There are also pages of seeming nonsense. “On Seeing Pessoa” repeats the poet’s name amid a series of forward and back slashes. “Felt” dissolves in its own syntactic echo chamber: “We feel we have felt felt. We have felt what felt we have. Have felt. Feel.” The recursive, algorithmic “Great Weekend” is like a machine attempting conversation. An untitled two-page spread features alien hieroglyphics scratched into what could be a WordArt template from the 1990s. These juxtapositions of trenchant commentary, menace and absurdism are provocative. Something like the irreverent, ravaging spirit of Dadaism occasionally draws near.
Hannaham, who is also a visual artist, uses images to anchor or countervail the texts. There are photographs of plane crashes, paintings, flight path readouts, patterned textures and squares he found in Lisbon, memes, movie stills, abstract geometric pieces and Google Maps selections. Taken together, they create a sense of mediation and instability. Who and where we are — historically, culturally, existentially — is always a negotiable prospect for the author.

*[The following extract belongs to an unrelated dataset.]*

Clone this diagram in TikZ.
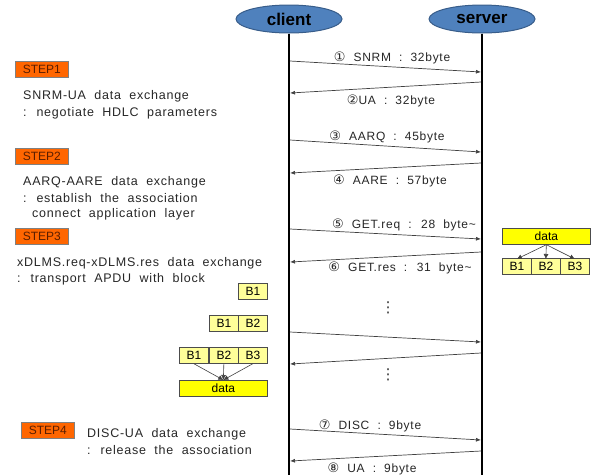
\documentclass[tikz,border=0pt]{standalone}
\usepackage{fontspec}
\setmainfont{Liberation Sans}
\newfontfamily\gul{Liberation Sans}[LetterSpace=6,WordSpace=2]
\newfontfamily\dv{DejaVu Sans}
\newcommand{\cnum}[1]{{\dv\fontsize{13}{13}\selectfont #1}}
\usetikzlibrary{shapes.geometric,arrows.meta}
\definecolor{ellfill}{HTML}{4F81BD}
\definecolor{elldraw}{HTML}{385D8A}
\definecolor{stepor}{HTML}{FF6600}
\definecolor{stepbd}{HTML}{808080}
\definecolor{steptx}{HTML}{5A1E00}
\definecolor{blk}{HTML}{FFFF99}
\definecolor{dyel}{HTML}{FFFF00}
\begin{document}
\begin{tikzpicture}[x=1pt,y=-1pt,
 actor/.style={ellipse, fill=ellfill, draw=elldraw, line width=1pt, minimum width=106pt, minimum height=28pt, inner sep=0pt, font=\fontsize{17}{17}\selectfont\bfseries},
 life/.style={line width=2pt},
 msg/.style={draw=black!75, line width=0.7pt, -{Latex[length=5pt,width=4pt]}},
 mlabel/.style={font=\gul\fontsize{12}{14}\selectfont, text=black!85, inner sep=0pt, anchor=base},
 stepbox/.style={fill=stepor, draw=stepbd, line width=0.8pt, minimum width=53pt, minimum height=16pt, inner sep=0pt, text=steptx, font=\fontsize{12}{12}\selectfont, anchor=north west},
 desc/.style={font=\gul\fontsize{12.5}{17}\selectfont, text=black!85, anchor=base west, inner sep=0pt},
 bbox/.style={fill=blk, draw=black!70, line width=0.7pt, minimum width=29pt, minimum height=16pt, inner sep=0pt, font=\fontsize{12}{12}\selectfont, anchor=north west},
 dbox/.style={fill=dyel, draw=black!70, line width=0.7pt, minimum width=88pt, minimum height=16pt, inner sep=0pt, font=\fontsize{12}{12}\selectfont, anchor=north west},
 link/.style={draw=black!75, line width=0.6pt, -{Latex[length=5pt,width=5pt]}},
 dotsn/.style={font=\dv\fontsize{15}{15}\selectfont, text=black!80, inner sep=0pt}
]
\useasboundingbox (0,0) rectangle (597,475);
% actors and lifelines
\node[actor] (client) at (289,19) {client};
\node[actor] (server) at (482,19) {server};
\coordinate (cend) at (289,475);
\coordinate (send) at (482,475);
\draw[life] (client.south) -- (cend);
\draw[life] (server.south) -- (send);
% message end points
\coordinate (c1) at (290,61);  \coordinate (s1) at (481,72);
\coordinate (s2) at (481,82);  \coordinate (c2) at (290,93);
\coordinate (c3) at (290,140); \coordinate (s3) at (481,152);
\coordinate (s4) at (481,163); \coordinate (c4) at (290,173);
\coordinate (c5) at (290,229); \coordinate (s5) at (481,239);
\coordinate (s6) at (481,252); \coordinate (c6) at (290,262);
\coordinate (c7) at (290,332); \coordinate (s7) at (481,342);
\coordinate (s8) at (481,353); \coordinate (c8) at (290,364);
\coordinate (c9) at (290,429); \coordinate (s9) at (481,440);
\coordinate (s10) at (481,451); \coordinate (c10) at (290,461);
\draw[msg] (c1) -- (s1);
\draw[msg] (s2) -- (c2);
\draw[msg] (c3) -- (s3);
\draw[msg] (s4) -- (c4);
\draw[msg] (c5) -- (s5);
\draw[msg] (s6) -- (c6);
\draw[msg] (c7) -- (s7);
\draw[msg] (s8) -- (c8);
\draw[msg] (c9) -- (s9);
\draw[msg] (s10) -- (c10);
% message labels
\node[mlabel] (l1) at (392,61.5) {\cnum{①} SNRM : 32byte};
\node[mlabel] (l2) at (391,104.5) {\cnum{②}UA : 32byte};
\node[mlabel] (l3) at (387,140.5) {\cnum{③} AARQ : 45byte};
\node[mlabel] (l4) at (390,184.5) {\cnum{④} AARE : 57byte};
\node[mlabel] (l5) at (404,228.5) {\cnum{⑤} GET.req : 28 byte\textasciitilde};
\node[mlabel] (l6) at (400,271.5) {\cnum{⑥} GET.res : 31 byte\textasciitilde};
\node[mlabel] (l7) at (370,429.5) {\cnum{⑦} DISC : 9byte};
\node[mlabel] (l8) at (372,472.5) {\cnum{⑧} UA : 9byte};
% vertical dots
\node[dotsn] (d1) at (388,308) {⋮};
\node[dotsn] (d2) at (388,375) {⋮};
% steps
\node[stepbox] (st1) at (15,61) {STEP1};
\node[stepbox] (st2) at (15,148) {STEP2};
\node[stepbox] (st3) at (15,228) {STEP3};
\node[stepbox] (st4) at (21,422) {STEP4};
% descriptions
\node[desc] (t1a) at (23,99.5) {SNRM-UA data exchange};
\node[desc] (t1b) at (23,116.5) {: negotiate HDLC parameters};
\node[desc] (t2a) at (23,185.5) {AARQ-AARE data exchange};
\node[desc] (t2b) at (23,202.5) {: establish the association};
\node[desc] (t2c) at (32,217.5) {connect application layer};
\node[desc] (t3a) at (17,266.5) {xDLMS.req-xDLMS.res data exchange};
\node[desc] (t3b) at (17,282.5) {: transport APDU with block};
\node[desc] (t4a) at (87,437.5) {DISC-UA data exchange};
\node[desc] (t4b) at (87,454.5) {: release the association};
% right-side block diagram
\node[dbox] (rdata) at (502,228) {data};
\node[bbox] (rb1) at (502,258) {B1};
\node[bbox] (rb2) at (531,258) {B2};
\node[bbox] (rb3) at (560,258) {B3};
\draw[link] (rdata.south) -- ([yshift=-1pt]rb1.north);
\draw[link] (rdata.south) -- ([yshift=-1pt]rb2.north);
\draw[link] (rdata.south) -- ([yshift=-1pt]rb3.north);
% left-side blocks
\node[bbox] (la1) at (238,283) {B1};
\node[bbox] (lb1) at (209,315) {B1};
\node[bbox] (lb2) at (238,315) {B2};
\node[bbox] (lc1) at (179,347) {B1};
\node[bbox] (lc2) at (209,347) {B2};
\node[bbox] (lc3) at (238,347) {B3};
\node[dbox] (ldata) at (179,380) {data};
\draw[link] (lc1.south) -- (ldata.north);
\draw[link] (lc2.south) -- (ldata.north);
\draw[link] (lc3.south) -- (ldata.north);
\end{tikzpicture}
\end{document}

This elasticity sometimes leads the book into thin or unconvincing territory. What exhilarates on one page disorients on the next. The different registers can feel haphazard. Trump impersonations rub elbows with hallucinated geographies, gnomic stanzas, error messages and utopian gestures. Who are we in the midst of such debris? Hannaham seems to ask. What is real? In lieu of answers, the book offers a kind of anti-catharsis: “We must live life forward and attempt to make sense of it backward. So we fail in both directions.”